А.К.: А такая, что брать человека за уши и тащить в театр. Не надо уповать на то, что, мол, у Малого театра свой зритель – был, есть и будет. Он меняется, он может уйти. Если нигде не говорить о том, что есть Малый театр, то о нем никто знать не будет. Это первое. Второе. Почему мы должны к себе так скромно относиться, если сами считаем, что мы лучший театр страны? Почему мы должны так скромно молчать об этом в тряпочку? Что за совковые замашки? Сейчас, слава богу, у нас стали на здании театра вешать большие постеры. Ну, хоть так!
"Y": Возвращаясь к вашей совместной работе с Юрием Мефодьевичем, например, над "Коварством и любовью". Кто видел этот спектакль, наверняка скажет, что комедийный образ гофмаршала фон Кальба в вашем исполнении сильно выбивается из общего тона... Чья это в большей степени заслуга – ваша или Соломина как постановщика?
А.К.: Чьего там больше? Наверное, моего, потому что образ рискованный получился. А откуда пошло? Да кто ж знает... Когда мы работали над пьесой, Юрий Мефодьевич хотел сократить одну из сцен. Но я уперся и сказал: "Если вы сократите, то я подам заявление об уходе из театра. Так нельзя. Так, на мой взгляд, творчески неверно". "Ну ладно, – говорит, – докажешь, покажешь". "Хорошо, пожалуйста. Но вот в этом месте я хочу упасть в обморок" "Саша, не надо падать в обморок, ну что это такое!?" "Юрий Мефодьевич, давайте покажу?" "Покажи". Я упал, и он тут же расхохотался: "Был не прав, валяй!"
"Y": Вам легко перестраиваться с фон Кальба, например, на Андрея Прозорова в "Трех сестрах"?
А.К.: Легко. А чего тут перестраиваться? Я ж не сумасшедший, я же не становлюсь фон Кальбом – я вижу партнера, кулису, зрителей, слышу реплику, выход.
Я сыграл, пришел домой, выпил 50 граммов виски, поспал, с утра поехал записал какую-нибудь ерунду, потом еще какую-нибудь или порепетировал здесь, потом приехал в театр – сколько событий-то наслаивается! Какой фон Кальб, он уже забыт давно!
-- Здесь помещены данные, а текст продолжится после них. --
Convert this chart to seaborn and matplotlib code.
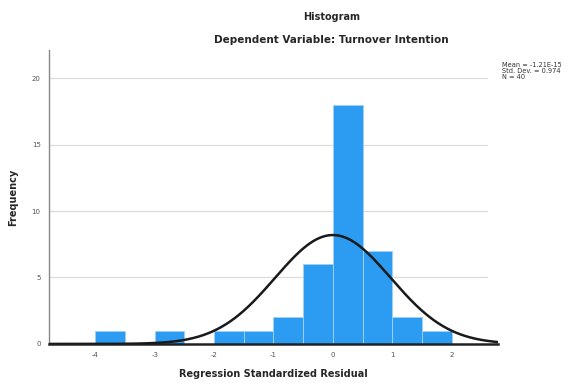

"Y": Александр Владимирович, а как вы попали на озвучание? Все же большинству зрителей вы известны именно в этом амплуа...
А.К.: Случайно. Мы снимали какой-то спектакль Малого театра в Останкино, и был у меня перерыв между съемками часа три-четыре. Делать было нечего, и я болтался по Первой студии. А рядом озвучивали один из первых мультиков про Скруджа Макдака, какую-то роль там делал Дима Назаров. Не пришел актер! Что делать? Дима говорит: "Подождите, тут же рядом наши работают, сейчас я найду вам актера!" Спрашивает меня: "У тебя есть два часа?" – "Есть". – "Пойдем!" Я этим никогда раньше не занимался. И как-то взял и попал.
"Y": И какого персонажа вы озвучивали?
А.К: Не помню, то ли звереныша какого-то, то ли бандита... Потом пригласили на вторую серию, потом еще на одну. Потом на "Пчелу Майю", "Мишек Гамми", потом фильмы художественные пошли. То есть был толчок, случай, ну а все остальное – это уже я сам.
"Y": А в кино Вас часто приглашают сниматься?
А.К.: Третий год, как я снимаюсь очень плотно. С июня подписал контракт на семь или восемь фильмов – художественные и сериалы. Три или четыре уже отснял. Скоро улетаю сниматься на Кипр. Вот! (смеется) я уже на Кипр летаю сниматься, черт возьми! "Мне в Париж по делу срочно..." Вообще уже около пятнадцати фильмов у меня снято. Большинство, конечно, сериалы. Художественное кино ведь только в последние два-три года стало подниматься. А до этого просто не хотелось сниматься. Я себе давно зарок поставил: не буду ходить и просить. Если я буду нужен, меня найдут.